Bu soruların cevabını da Türklerin islamiyeti kabul etmeye başladıkları dönemlerde aramak gerekir. Türkler islamiyeti 2 ayrı anlayış içerisinde kabul etmişlerdir. Bunlardan bir grubu islamiyeti kabul ederken hem inançsal değerlerini hem de kültürel değerlerini değiştirmişlerdir. Yani hem tapınılan varlık değişmiş (Göktanrı iken Allah'a inanılmaya başlanmış) hem de Arap toplumunun sosyal, kültürel,edebi yaşantısı benimsenmiştir. Bir diğer grup ise yani bizler (alevi-bektaşiler) Arap tıplumunun yaşantısını,kültürel değerlerini elinin tersiyle itmiş _ Ki iyi bir yapı olsaydı bozulan toplumları düzeltmek için gönderilen islamiyet ilk önce Arap toplumuna inmezdi_ islamiyeti sadece inançsal boyutlarıyla almış kabul etmiş ve tapınılan varlığı değiştrerek Allah'a tapınmaya, ona iman etmeye başlamıştır. Ancak islamiyetin kural ve kaidelerini yerine getiriken kendi kültüründe yer alan değerleri kullanmış; tapınılan varlığı değiştrimiş olmasına rağmen tapınma şekillerini değiştirmemiştir. Nasıl ki Arap toplumu tapınırken islamiyet öncesi şekilleri kullanmışsa aleviler de kendi tapınma şekillerini kullanarak kültürel değerleriyle islamiyeti harmanlayarak yaşamıştır. Onun içimdir ki alevi-bektaşilik için islamiyetin en güzel yorumu en güzel yoludur demekteyiz.

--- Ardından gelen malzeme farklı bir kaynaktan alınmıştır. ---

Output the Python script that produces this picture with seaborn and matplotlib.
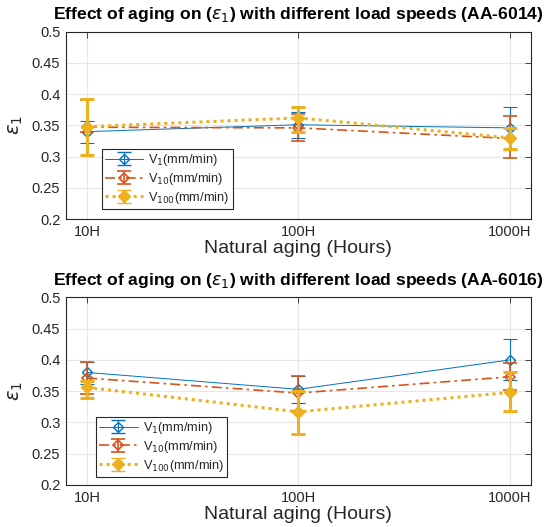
import numpy as np
import pandas as pd
import matplotlib
matplotlib.use("Agg")
import matplotlib.pyplot as plt
import seaborn as sns

sns.set_theme(style="whitegrid")
plt.rcParams['font.family'] = ['Liberation Sans', 'DejaVu Sans']
plt.rcParams['mathtext.fontset'] = 'dejavusans'

categories = ["10H", "100H", "1000H"]
series_names = ["V$_{1}$(mm/min)", "V$_{10}$(mm/min)", "V$_{100}$(mm/min)"]

# Panel 1 (AA-6014)
p1_mean = {
    "V1": [0.340, 0.351, 0.346],
    "V10": [0.347, 0.346, 0.329],
    "V100": [0.348, 0.362, 0.330],
}
p1_low = {
    "V1": [0.322, 0.330, 0.311],
    "V10": [0.340, 0.325, 0.298],
    "V100": [0.303, 0.340, 0.312],
}
p1_high = {
    "V1": [0.357, 0.372, 0.379],
    "V10": [0.390, 0.368, 0.365],
    "V100": [0.392, 0.380, 0.345],
}
# Panel 2 (AA-6016)
p2_mean = {
    "V1": [0.380, 0.353, 0.400],
    "V10": [0.371, 0.347, 0.373],
    "V100": [0.356, 0.317, 0.348],
}
p2_low = {
    "V1": [0.362, 0.331, 0.368],
    "V10": [0.346, 0.318, 0.352],
    "V100": [0.339, 0.282, 0.318],
}
p2_high = {
    "V1": [0.396, 0.374, 0.433],
    "V10": [0.397, 0.375, 0.395],
    "V100": [0.366, 0.350, 0.380],
}
titles = [r"Effect of aging on ($\epsilon_1$) with different load speeds (AA-6014)",
          r"Effect of aging on ($\epsilon_1$) with different load speeds (AA-6016)"]

keys = ["V1", "V10", "V100"]
colors = {"V1": "#0072BD", "V10": "#D95319", "V100": "#EDB120"}
styles = {
    "V1": dict(ls="-", lw=0.7, mfc="none", ms=5, mew=1.0, elw=0.8, cs=5),
    "V10": dict(ls=(0, (6, 2.5, 1.5, 2.5)), lw=1.2, mfc="none", ms=5, mew=1.2, elw=1.2, cs=5),
    "V100": dict(ls=(0, (1, 1.3)), lw=2.2, mfc=None, ms=6.5, mew=1.0, elw=2.2, cs=5),
}

fig = plt.figure(figsize=(5.54, 5.27), dpi=100)
ax1 = fig.add_axes([0.119, 0.5844, 0.839, 0.3554])
ax2 = fig.add_axes([0.119, 0.0797, 0.839, 0.356])

panels = [(ax1, p1_mean, p1_low, p1_high), (ax2, p2_mean, p2_low, p2_high)]
grid_c = "#e6e6e6"
leg_anchor = [(0.077, 0.053), (0.065, 0.043)]
for i, (ax, mean, low, high) in enumerate(panels):
    ax.set_facecolor("white")
    xpos = np.arange(len(categories))
    for k, name in zip(keys, series_names):
        st = styles[k]
        c = colors[k]
        df = pd.DataFrame({"x": xpos, "y": mean[k]})
        sns.lineplot(data=df, x="x", y="y", ax=ax, color=c, linestyle=st["ls"],
                     linewidth=st["lw"], marker="D", markersize=st["ms"],
                     markerfacecolor=(st["mfc"] if st["mfc"] is not None else c),
                     markeredgecolor=c, markeredgewidth=st["mew"], legend=False, zorder=3)
        m = np.array(mean[k]); lo = np.array(low[k]); hi = np.array(high[k])
        ax.errorbar(xpos, m, yerr=[m - lo, hi - m], fmt="none", ecolor=c,
                    elinewidth=st["elw"], capsize=st["cs"], capthick=st["elw"], zorder=3)
        # legend proxy
        ax.errorbar([np.nan], [np.nan], yerr=[np.nan], color=c, linestyle=st["ls"],
                    linewidth=st["lw"], marker="D", markersize=st["ms"],
                    markerfacecolor=(st["mfc"] if st["mfc"] is not None else c),
                    markeredgecolor=c, markeredgewidth=st["mew"], elinewidth=st["elw"],
                    capsize=st["cs"], capthick=st["elw"], label=name)
    ax.set_xlim(-0.1, 2.1)
    ax.set_ylim(0.2, 0.5)
    ax.set_xticks(xpos)
    ax.set_xticklabels(categories)
    ax.set_yticks([0.2, 0.25, 0.3, 0.35, 0.4, 0.45, 0.5])
    ax.set_yticklabels(["0.2", "0.25", "0.3", "0.35", "0.4", "0.45", "0.5"])
    ax.grid(True, color=grid_c, linewidth=0.8)
    for s in ax.spines.values():
        s.set_visible(True)
        s.set_color("#262626")
        s.set_linewidth(0.8)
    ax.tick_params(axis="both", direction="in", length=4, width=0.6, colors="#262626",
                   labelsize=10.5, top=True, right=True, labelcolor="#262626", pad=4)
    ax.set_xlabel("Natural aging (Hours)", fontsize=14, color="#262626", labelpad=1)
    ax.set_ylabel(r"$\epsilon_1$", fontsize=14, color="#262626", labelpad=5)
    ax.set_title(titles[i], fontsize=12.6, fontweight="bold", color="black", pad=9)
    leg = ax.legend(loc="lower left", bbox_to_anchor=leg_anchor[i], borderaxespad=0,
                    fontsize=9.2, frameon=True, fancybox=False, framealpha=1,
                    edgecolor="#262626", handlelength=3.0, borderpad=0.25, labelspacing=0.22,
                    handletextpad=0.4)
    leg.get_frame().set_linewidth(0.8)

fig.savefig("out.png", dpi=100, facecolor="white")
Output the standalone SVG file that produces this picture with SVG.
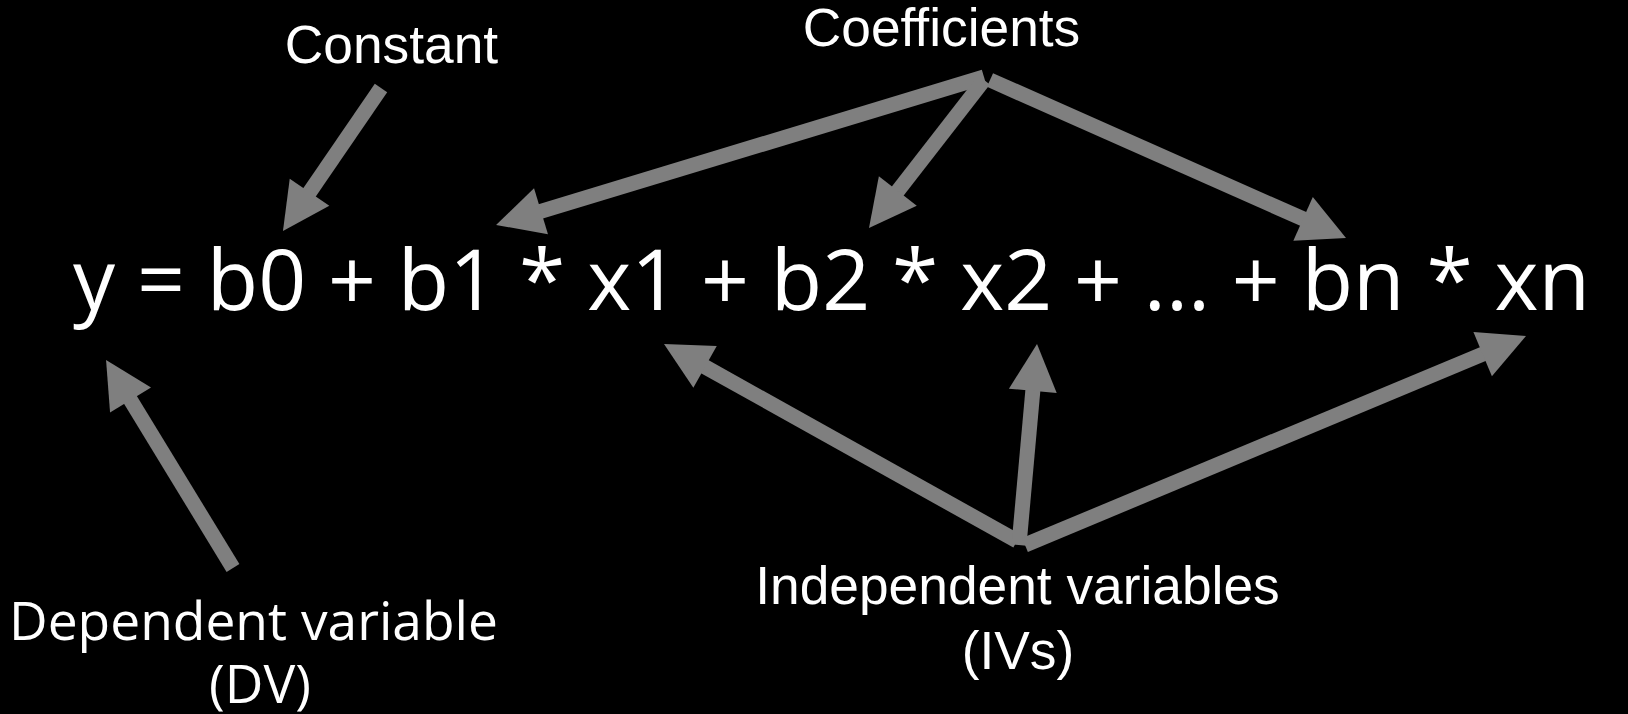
<svg xmlns="http://www.w3.org/2000/svg" width="1628" height="714" viewBox="0 0 1628 714">
  <style>
    .lbl { font-family: "Liberation Sans", Arial, sans-serif; font-size: 53.3px; fill: #ffffff; text-anchor: middle; }
    .lbl2 { font-family: "Open Sans", "Noto Sans", sans-serif; font-size: 53.3px; fill: #ffffff; text-anchor: middle; }
    .eq { font-family: "Open Sans", "Noto Sans", sans-serif; font-size: 84px; fill: #ffffff; }
    .arr { stroke: #7f7f7f; stroke-width: 15; fill: none; marker-end: url(#head); }
  </style>
  <defs>
    <marker id="head" markerUnits="userSpaceOnUse" markerWidth="48" markerHeight="48" refX="2" refY="24" orient="auto" overflow="visible">
      <path d="M0,0 L47,24 L0,48 Z" fill="#7f7f7f"/>
    </marker>
  </defs>
  <rect x="0" y="0" width="1628" height="714" fill="#000000"/>
  <g id="equation">
    <text class="eq" x="73" y="310">y = b0 + b1 * x1 + b2 * x2 + ... + bn * xn</text>
  </g>
  <g id="constant">
    <text class="lbl" x="391.5" y="63">Constant</text>
  </g>
  <g id="coefficients">
    <text class="lbl" x="941.5" y="46">Coefficients</text>
  </g>
  <g id="dependent">
    <text class="lbl2" x="253.5" y="640">Dependent variable</text>
    <text class="lbl2" x="260" y="703">(DV)</text>
  </g>
  <g id="independent">
    <text class="lbl" x="1017.5" y="604">Independent variables</text>
    <text class="lbl" x="1018" y="669">(IVs)</text>
  </g>
  <g id="connectors">
    <line class="arr" x1="381" y1="88" x2="308.4" y2="193.9"/>
    <line class="arr" x1="984" y1="77" x2="539.1" y2="211.9"/>
    <line class="arr" x1="984" y1="80" x2="896.6" y2="192.5"/>
    <line class="arr" x1="990" y1="80" x2="1304.9" y2="219.7"/>
    <line class="arr" x1="233" y1="568" x2="129.5" y2="398.4"/>
    <line class="arr" x1="1017" y1="541" x2="703.3" y2="365.9"/>
    <line class="arr" x1="1019" y1="545" x2="1033.0" y2="388.8"/>
    <line class="arr" x1="1025" y1="545" x2="1484.5" y2="353.3"/>
  </g>
</svg>
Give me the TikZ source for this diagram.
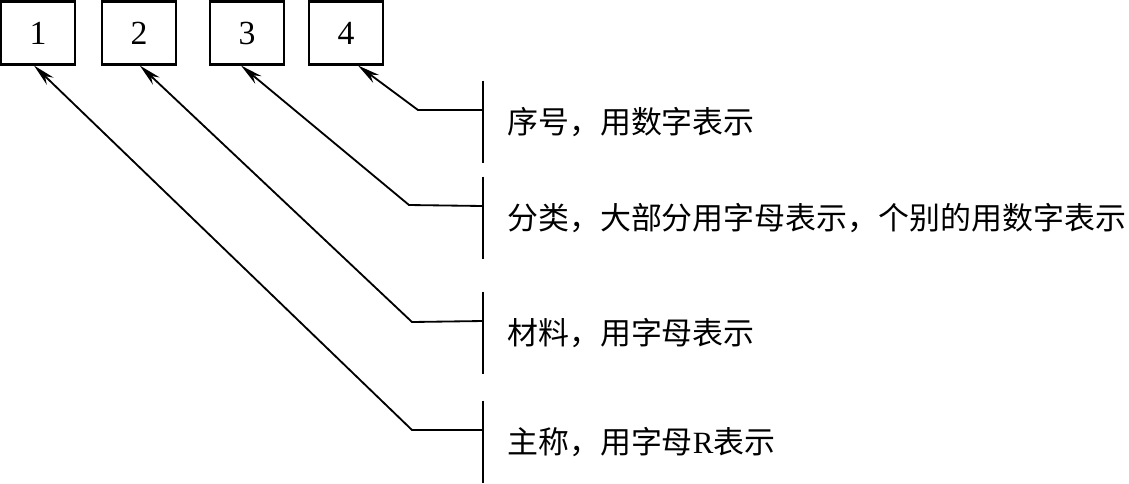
\documentclass[tikz,border=0pt]{standalone}
\usepackage{fontspec}
\setmainfont{Liberation Serif}
\newfontfamily\cjk{Noto Sans CJK SC}
\usetikzlibrary{arrows.meta}

\begin{document}
\begin{tikzpicture}[x=0.025cm, y=-0.025cm,
  box/.style={draw, line width=1.6pt, minimum width=1.85cm, minimum height=1.57cm, inner sep=0pt, font=\fontsize{24}{28}\selectfont},
  lbl/.style={anchor=west, minimum height=2.05cm, inner xsep=0.6cm, font=\fontsize{22}{26}\selectfont\cjk},
  bar/.style={line width=1.3pt},
  lead/.style={line width=1.3pt, -{Stealth[length=16pt, width=7pt]}}]
\useasboundingbox (0,0) rectangle (1129,483);

\node[box] (n1) at (38,33) {1};
\node[box] (n2) at (139,33) {2};
\node[box] (n3) at (247,33) {3};
\node[box] (n4) at (346,33) {4};

\node[lbl] (l4) at (483,122) {序号，用数字表示};
\node[lbl] (l3) at (483,218) {分类，大部分用字母表示，个别的用数字表示};
\node[lbl] (l2) at (483,333) {材料，用字母表示};
\node[lbl] (l1) at (483,442) {主称，用字母{\rmfamily R}表示};

\foreach \i in {1,...,4}
  \draw[bar] (l\i.north west) -- (l\i.south west);

\coordinate (b4) at (418,110);
\coordinate (b3) at (409,205);
\coordinate (b2) at (412,322);
\coordinate (b1) at (412,430);

\draw[lead] ([yshift=0.3cm]l4.west) -- (b4) -- ([xshift=0.3cm]n4.south);
\draw[lead] ([yshift=0.3cm]l3.west) -- (b3) -- ([xshift=-0.15cm]n3.south);
\draw[lead] ([yshift=0.3cm]l2.west) -- (b2) -- ([xshift=0.02cm]n2.south);
\draw[lead] ([yshift=0.3cm]l1.west) -- (b1) -- ([xshift=-0.1cm]n1.south);
\end{tikzpicture}
\end{document}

İslamiyeti kabul edişteki bu 2 ayrı duruş edebiyatımızda da kendini göstermekte ve bunu ispatlamaktadır. Bilindiği üzre edebiyatımız islamiyetin kabul edilişiyle birlikte 2 ayrı kola ayrılmış ve bunların tesirleri günümüze kadar devam etmiştir. Bu kollardan birisi Divan edebiyatı (Klasik Edebiyat) dediğimiz bir edebiyat akımıdır ki halkının anlamadığı, yorumlayamadığı bir edebiyat akımıdır. Bu edebiyat akımında Türk edebiyatına has olan birçok unsur değişmiş, Arap ve Fars edebiyatlarındad etkilenilmiştir. Mesela; Türk şiirinde hece ölçüsü kullanılırken divan edebiyatında Arap edebiyatından alınan aruz ölçüsü kullanılmıştır. Türk edebiyatında şiirler dörtlüklerle yazılırken divan edebiyatında arap edebiyatından alınan beyitlerle şiirler yazılmıştır. Türk edbiyatında destan,koşuk,sağu gibi şiir türleri kullanılırken divan edebiyatında yine arap edebiyatından alınan kaside,gazel,mesnevi gibi türler kullanılmıştır.
Diğer önemli kol olan Halk edebiyatında ise (alevi-bektaşi edebiyatı bana göre) islamiyet öncesi Türk şiirinde yer alan bütün unsurları kullanmaya devam edilmiş ve yüzyıllarca nesilden nesile aktarılarak günümüze kadar gelmiştir. İslamiyet öncesi sözlü Türk edbiyatında yer alan AŞIKLIK geleneği de bugünlere kadar yaşatılmıştır.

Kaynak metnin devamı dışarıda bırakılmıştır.